Belki uyumuş. Hayır, olamaz, daha neyin nesi. Asker uyur mu? Mızkanmış olabilir. Kısa zamanda çok şeyler oldu. Arkadaşlarının kendini terk ettiğini gördü. Ayın Türkiye yönünden aştığını gördü. Artık kumların yıkayan parıltısı yoktu ayın.
Mevziden çıktı ve arkadaşlarının peşinden yürüdü. Sabahın karanlığında onlara yetişmek zor olacakmış gibi geldi. Gözlerini, karşıdan gelen karartıya dikti ve bekledi.

Hareketsiz.

‘Dönmüşlerdir,geliyorlar,’ diye düşündü.

Gelenlerden biri;

"Asker nereye?" dedi.

Dedem; "Arkadaşlarım gittiler, yalnız kaldım"

"Hayır. Yanılıyorsun. Biz aşçılarız. Sabah kahvaltısı götürüyoruz."

-----

KÖSE VURULUYOR

Babamın anlattıklarına göre, Fethiye Boğazı savaşını unutmazmış. Osmanlı ordusu, İngiliz birliklerini Boğazdan çıkarmıyor. İngilizler, gece ilerlemeye çalışıyor.
İşte o gece dedem Köse vuruluyor. Vurulma olayını babam bilmiyor. Dedem ya anlatmamış, ya da babam unutmuş. Ama ben biliyorum. Sanırım olayı bana dedem ben çocukken anlatmıştı. Hem de aklımda güzel kalmış. Keza 7/8 yaşlarında çocuktum.
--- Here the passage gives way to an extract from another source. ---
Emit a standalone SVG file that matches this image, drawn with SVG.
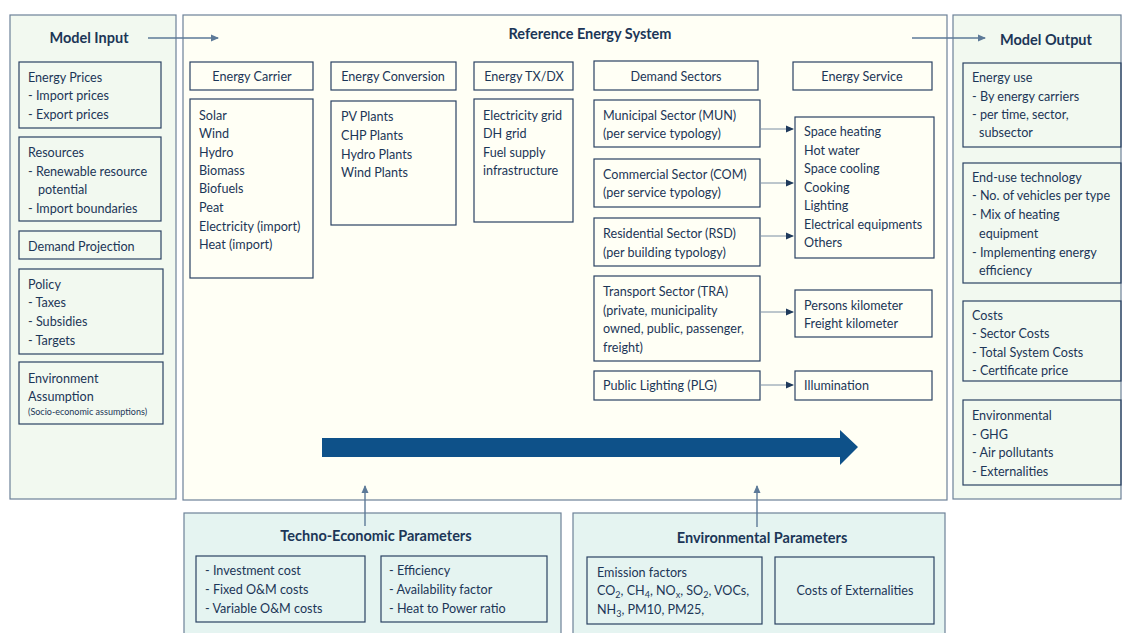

Düşman 3 kilometre uzaktadır. Boğazın yukarısındaki Osmanlı askerlerine ateş ediyorlar. Ateşle birlikte düşmanın ortalık aydınlanıyor. Dedem mavzerin ateşinde topuğundan yaralanıyor. Dedem, can havliyle, tam bu sırada düşmanın üzerine ateş ediyor. Bu ateşte mavzerinden çıkan merminin ışığında bir düşman askerinin dönerek düştüğünü görüyor.

Hayıflıyor.

-----

DÖNÜŞ

Şimdi ne güzel.

Aradan seneler geçti. 4 sene.

Musul'a giden bir tren var, diyorlar ona.

Antep'e geldiğinde saygı görüyor esnaftan. Para veriyorlar. Bu, askere saygının üst seviyesinden dolayıdır. Yemek ye, demektir.

Maraş’a geldiğinde uzun yol çekmiş askerlerle karşılaşıyor. Bağdat/Maraş arası 52 gün diyorlar.

Üngüt’e geldiğinde aldığı haber onu sevindiriyor:

"Ali Çavuş'un Hindistan'dan mektubu geliyor."